> _Written instruction_
Take the lines from the beginning of the material through the line containing "8000000, 10000000, 12000000];" and retype them exactly, leaving the pictures out.

> _Supplied information_
## start
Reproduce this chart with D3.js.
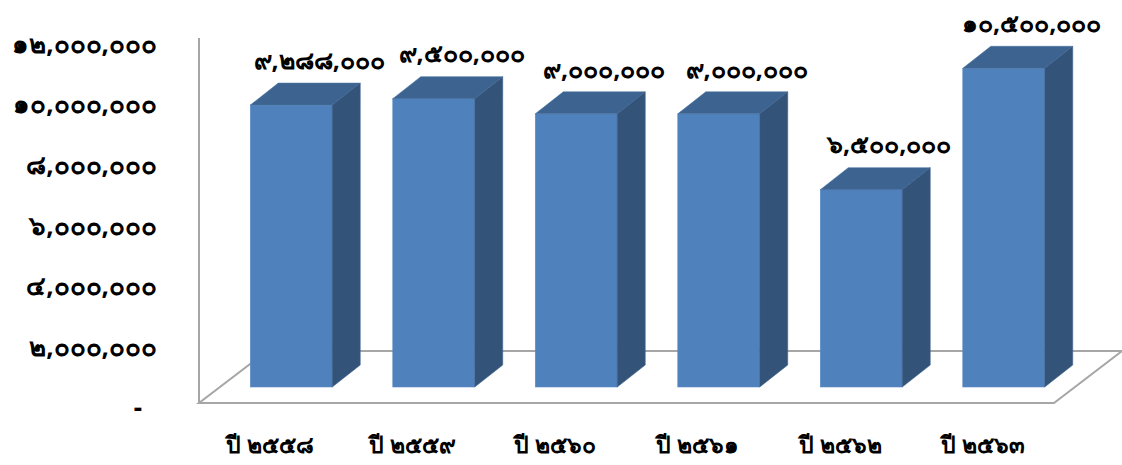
<!DOCTYPE html>
<html>
<head>
<meta charset="utf-8">
<script src="https://cdn.jsdelivr.net/npm/d3@7"></script>
<style>
  body { margin: 0; background: #fff; }
  text { font-family: "Noto Sans", sans-serif; font-weight: bold; fill: #000; }
</style>
</head>
<body>
<div id="chart"></div>
<script>
// data
var years = ["ปี ๒๕๕๘", "ปี ๒๕๕๙", "ปี ๒๕๖๐", "ปี ๒๕๖๑", "ปี ๒๕๖๒", "ปี ๒๕๖๓"];
var values = [9288000, 9500000, 9000000, 9000000, 6500000, 10500000];
var yTicks = [0, 2000000, 4000000, 6000000, 8000000, 10000000, 12000000];

var width = 1122, height = 465;
var floorFront = 403;              // front edge of the floor
var floorDx = 68, floorDy = -52;   // floor depth
var barDx = 28, barDy = -22;       // bar depth
var offDx = 21, offDy = -16;       // bar front relative to floor front
var baseY = floorFront + offDy;    // bar bottom

var thaiDigits = "๐๑๒๓๔๕๖๗๘๙";
function toThai(n) {
    return d3.format(",")(n).replace(/\d/g, function(d){ return thaiDigits[+d]; });
}

var svg = d3.select("#chart")
    .append("svg")
        .attr("width", width)
        .attr("height", height);

//scales
var x = d3.scaleBand()
    .domain(years)
    .range([199, 1054])
    .paddingInner(0.425)
    .paddingOuter(0.2125);

var y = d3.scaleLinear()
    .domain([0, 12000000])
    .range([baseY, baseY - 364.2]);

// axis labels sit at the front of the floor, so shift by the offset
var yAxisScale = d3.scaleLinear()
    .domain(y.domain())
    .range(y.range().map(function(v){ return v - offDy + 5; }));

//floor
var gridColor = "#a6a6a6";
var x0 = x.range()[0], x1 = x.range()[1];
svg.append("path")
    .attr("d", "M" + x0 + "," + floorFront +
               "L" + x1 + "," + floorFront +
               "L" + (x1 + floorDx) + "," + (floorFront + floorDy) +
               "L" + (x0 + floorDx) + "," + (floorFront + floorDy) + "Z")
    .attr("fill", "none")
    .attr("stroke", gridColor)
    .attr("stroke-width", 2);

//vertical axis line
svg.append("line")
    .attr("x1", x0).attr("x2", x0)
    .attr("y1", 38).attr("y2", floorFront)
    .attr("stroke", gridColor)
    .attr("stroke-width", 2);

//y axis labels
svg.append("g")
    .attr("transform", "translate(157,0)")
    .call(d3.axisLeft(yAxisScale)
        .tickValues(yTicks)
        .tickSize(0)
        .tickPadding(0)
        .tickFormat(function(d){ return d === 0 ? "-" : toThai(d); }))
    .call(function(g){ g.select(".domain").remove(); })
    .selectAll("text")
        .style("font-size", "26px")
        .attr("fill", "#000")
        .attr("dx", function(d){ return d === 0 ? -15 : 0; });

//bars
var bars = svg.selectAll(".bar")
    .data(values)
    .join("g")
        .attr("class", "bar");

function pts(arr) { return arr.map(function(p){ return p.join(","); }).join(" "); }

bars.each(function(d, i) {
    var g = d3.select(this);
    var left = x(years[i]) + offDx;
    var right = left + x.bandwidth();
    var top = y(d);
    // front
    g.append("rect")
        .attr("x", left)
        .attr("y", top)
        .attr("width", x.bandwidth())
        .attr("height", baseY - top)
        .attr("fill", "#4f81bd")
        .attr("stroke", "#5a8ac4")
        .attr("stroke-width", 0.6);
    // top
    g.append("polygon")
        .attr("points", pts([[left, top], [left + barDx, top + barDy],
                             [right + barDx, top + barDy], [right, top]]))
        .attr("fill", "#3d6390")
        .attr("stroke", "#4a73a3")
        .attr("stroke-width", 0.6);
    // side
    g.append("polygon")
        .attr("points", pts([[right, top], [right + barDx, top + barDy],
                             [right + barDx, baseY + barDy], [right, baseY]]))
        .attr("fill", "#335378")
        .attr("stroke", "#3f6390")
        .attr("stroke-width", 0.6);
    // value label
    g.append("text")
        .attr("x", left + x.bandwidth() / 2 + barDx)
        .attr("y", top - 45)
        .attr("dy", "0.35em")
        .attr("text-anchor", "middle")
        .style("font-size", "25px")
        .text(toThai(d));
});

//x labels
svg.selectAll(".xlabel")
    .data(years)
    .join("text")
        .attr("class", "xlabel")
        .attr("x", function(d){ return x(d) + x.bandwidth() / 2; })
        .attr("y", 445)
        .attr("dy", "0.35em")
        .attr("text-anchor", "middle")
        .style("font-size", "23px")
        .text(function(d){ return d; });
</script>
</body>
</html>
## end
> _Finished answer_
Reproduce this chart with D3.js.
<!DOCTYPE html>
<html>
<head>
<meta charset="utf-8">
<script src="https://cdn.jsdelivr.net/npm/d3@7"></script>
<style>
  body { margin: 0; background: #fff; }
  text { font-family: "Noto Sans", sans-serif; font-weight: bold; fill: #000; }
</style>
</head>
<body>
<div id="chart"></div>
<script>
// data
var years = ["ปี ๒๕๕๘", "ปี ๒๕๕๙", "ปี ๒๕๖๐", "ปี ๒๕๖๑", "ปี ๒๕๖๒", "ปี ๒๕๖๓"];
var values = [9288000, 9500000, 9000000, 9000000, 6500000, 10500000];
var yTicks = [0, 2000000, 4000000, 6000000, 8000000, 10000000, 12000000];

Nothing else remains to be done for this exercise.